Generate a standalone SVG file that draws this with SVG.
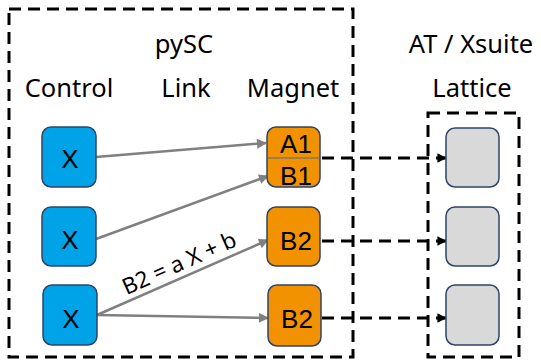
<svg xmlns="http://www.w3.org/2000/svg" width="541" height="363" viewBox="0 0 541 363">
<defs>
<style>
.frame{fill:none;stroke:#000;stroke-width:3;stroke-dasharray:12 7}
.hdr{font-family:"Noto Sans","DejaVu Sans",sans-serif;font-size:25.5px;fill:#000;text-anchor:middle}
.ctl{fill:#00A2E8;stroke:#2F4468;stroke-width:1.5}
.mag{fill:#F39200;stroke:#2F4468;stroke-width:1.5}
.lat{fill:#D9D9D9;stroke:#2F4468;stroke-width:1.5}
.lbl{font-family:"Liberation Sans",Arial,sans-serif;font-size:26px;fill:#000;text-anchor:middle}
.link{stroke:#808080;stroke-width:2.5;fill:none;marker-end:url(#ga)}
.map{stroke:#000;stroke-width:3;fill:none;stroke-dasharray:12 7;marker-end:url(#ba)}
.eq{font-family:"Noto Sans","DejaVu Sans",sans-serif;font-size:22.5px;fill:#000;text-anchor:middle}
</style>
<marker id="ga" viewBox="0 0 10 10" refX="9" refY="5" markerWidth="4.4" markerHeight="4" markerUnits="strokeWidth" orient="auto"><path d="M0,0 L10,5 L0,10 z" fill="#808080"/></marker>
<marker id="ba" viewBox="0 0 10 10" refX="9" refY="5" markerWidth="3.5" markerHeight="3.2" markerUnits="strokeWidth" orient="auto"><path d="M0,0 L10,5 L0,10 z" fill="#000"/></marker>
</defs>
<rect width="541" height="363" fill="#fff"/>
<g id="frames">
<rect class="frame" x="9" y="9" width="344" height="348"/>
<rect class="frame" x="428" y="113" width="91" height="244"/>
</g>
<g id="headers">
<text class="hdr" x="184" y="53">pySC</text>
<text class="hdr" x="471" y="53">AT / Xsuite</text>
<text class="hdr" x="69" y="97">Control</text>
<text class="hdr" x="186" y="97">Link</text>
<text class="hdr" x="293" y="97">Magnet</text>
<text class="hdr" x="472" y="97">Lattice</text>
</g>
<g id="connectors">
<line class="link" x1="96" y1="157" x2="266" y2="143"/>
<line class="link" x1="96" y1="239" x2="268" y2="176"/>
<line class="link" x1="97" y1="315" x2="268" y2="240"/>
<line class="link" x1="97" y1="315" x2="268" y2="318"/>
<line class="map" x1="322" y1="158" x2="446" y2="158"/>
<line class="map" x1="322" y1="241" x2="446" y2="241"/>
<line class="map" x1="322" y1="318" x2="446" y2="318"/>
<text class="eq" transform="translate(179,263) rotate(-24)" x="0" y="8">B2 = a X + b</text>
</g>
<g id="control1"><rect class="ctl" x="42" y="127" width="54" height="60" rx="9"/><text class="lbl" x="70" y="168">X</text></g>
<g id="control2"><rect class="ctl" x="42" y="207" width="54" height="59" rx="9"/><text class="lbl" x="70" y="249">X</text></g>
<g id="control3"><rect class="ctl" x="43" y="285" width="54" height="60" rx="9"/><text class="lbl" x="71" y="328">X</text></g>
<g id="magnetA1B1"><rect class="mag" x="267" y="127" width="53" height="60" rx="9"/><line x1="267" y1="158" x2="320" y2="158" stroke="#4A6A9A" stroke-width="1"/><text class="lbl" x="296" y="153">A1</text><text class="lbl" x="296" y="185">B1</text></g>
<g id="magnetB2a"><rect class="mag" x="267" y="207" width="53" height="59" rx="9"/><text class="lbl" x="296" y="250">B2</text></g>
<g id="magnetB2b"><rect class="mag" x="268" y="285" width="53" height="61" rx="9"/><text class="lbl" x="297" y="328">B2</text></g>
<g id="lattice1"><rect class="lat" x="446" y="128" width="53" height="59" rx="9"/></g>
<g id="lattice2"><rect class="lat" x="446" y="207" width="53" height="59" rx="9"/></g>
<g id="lattice3"><rect class="lat" x="446" y="285" width="53" height="60" rx="9"/></g>
</svg>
※
Except for the pictures, copy the material above exactly.

THE ANSWER:
Generate a standalone SVG file that draws this with SVG.
<svg xmlns="http://www.w3.org/2000/svg" width="541" height="363" viewBox="0 0 541 363">
<defs>
<style>
.frame{fill:none;stroke:#000;stroke-width:3;stroke-dasharray:12 7}
.hdr{font-family:"Noto Sans","DejaVu Sans",sans-serif;font-size:25.5px;fill:#000;text-anchor:middle}
.ctl{fill:#00A2E8;stroke:#2F4468;stroke-width:1.5}
.mag{fill:#F39200;stroke:#2F4468;stroke-width:1.5}
.lat{fill:#D9D9D9;stroke:#2F4468;stroke-width:1.5}
.lbl{font-family:"Liberation Sans",Arial,sans-serif;font-size:26px;fill:#000;text-anchor:middle}
.link{stroke:#808080;stroke-width:2.5;fill:none;marker-end:url(#ga)}
.map{stroke:#000;stroke-width:3;fill:none;stroke-dasharray:12 7;marker-end:url(#ba)}
.eq{font-family:"Noto Sans","DejaVu Sans",sans-serif;font-size:22.5px;fill:#000;text-anchor:middle}
</style>
<marker id="ga" viewBox="0 0 10 10" refX="9" refY="5" markerWidth="4.4" markerHeight="4" markerUnits="strokeWidth" orient="auto"><path d="M0,0 L10,5 L0,10 z" fill="#808080"/></marker>
<marker id="ba" viewBox="0 0 10 10" refX="9" refY="5" markerWidth="3.5" markerHeight="3.2" markerUnits="strokeWidth" orient="auto"><path d="M0,0 L10,5 L0,10 z" fill="#000"/></marker>
</defs>
<rect width="541" height="363" fill="#fff"/>
<g id="frames">
<rect class="frame" x="9" y="9" width="344" height="348"/>
<rect class="frame" x="428" y="113" width="91" height="244"/>
</g>
<g id="headers">
<text class="hdr" x="184" y="53">pySC</text>
<text class="hdr" x="471" y="53">AT / Xsuite</text>
<text class="hdr" x="69" y="97">Control</text>
<text class="hdr" x="186" y="97">Link</text>
<text class="hdr" x="293" y="97">Magnet</text>
<text class="hdr" x="472" y="97">Lattice</text>
</g>
<g id="connectors">
<line class="link" x1="96" y1="157" x2="266" y2="143"/>
<line class="link" x1="96" y1="239" x2="268" y2="176"/>
<line class="link" x1="97" y1="315" x2="268" y2="240"/>
<line class="link" x1="97" y1="315" x2="268" y2="318"/>
<line class="map" x1="322" y1="158" x2="446" y2="158"/>
<line class="map" x1="322" y1="241" x2="446" y2="241"/>
<line class="map" x1="322" y1="318" x2="446" y2="318"/>
<text class="eq" transform="translate(179,263) rotate(-24)" x="0" y="8">B2 = a X + b</text>
</g>
<g id="control1"><rect class="ctl" x="42" y="127" width="54" height="60" rx="9"/><text class="lbl" x="70" y="168">X</text></g>
<g id="control2"><rect class="ctl" x="42" y="207" width="54" height="59" rx="9"/><text class="lbl" x="70" y="249">X</text></g>
<g id="control3"><rect class="ctl" x="43" y="285" width="54" height="60" rx="9"/><text class="lbl" x="71" y="328">X</text></g>
<g id="magnetA1B1"><rect class="mag" x="267" y="127" width="53" height="60" rx="9"/><line x1="267" y1="158" x2="320" y2="158" stroke="#4A6A9A" stroke-width="1"/><text class="lbl" x="296" y="153">A1</text><text class="lbl" x="296" y="185">B1</text></g>
<g id="magnetB2a"><rect class="mag" x="267" y="207" width="53" height="59" rx="9"/><text class="lbl" x="296" y="250">B2</text></g>
<g id="magnetB2b"><rect class="mag" x="268" y="285" width="53" height="61" rx="9"/><text class="lbl" x="297" y="328">B2</text></g>
<g id="lattice1"><rect class="lat" x="446" y="128" width="53" height="59" rx="9"/></g>
<g id="lattice2"><rect class="lat" x="446" y="207" width="53" height="59" rx="9"/></g>
<g id="lattice3"><rect class="lat" x="446" y="285" width="53" height="60" rx="9"/></g>
</svg>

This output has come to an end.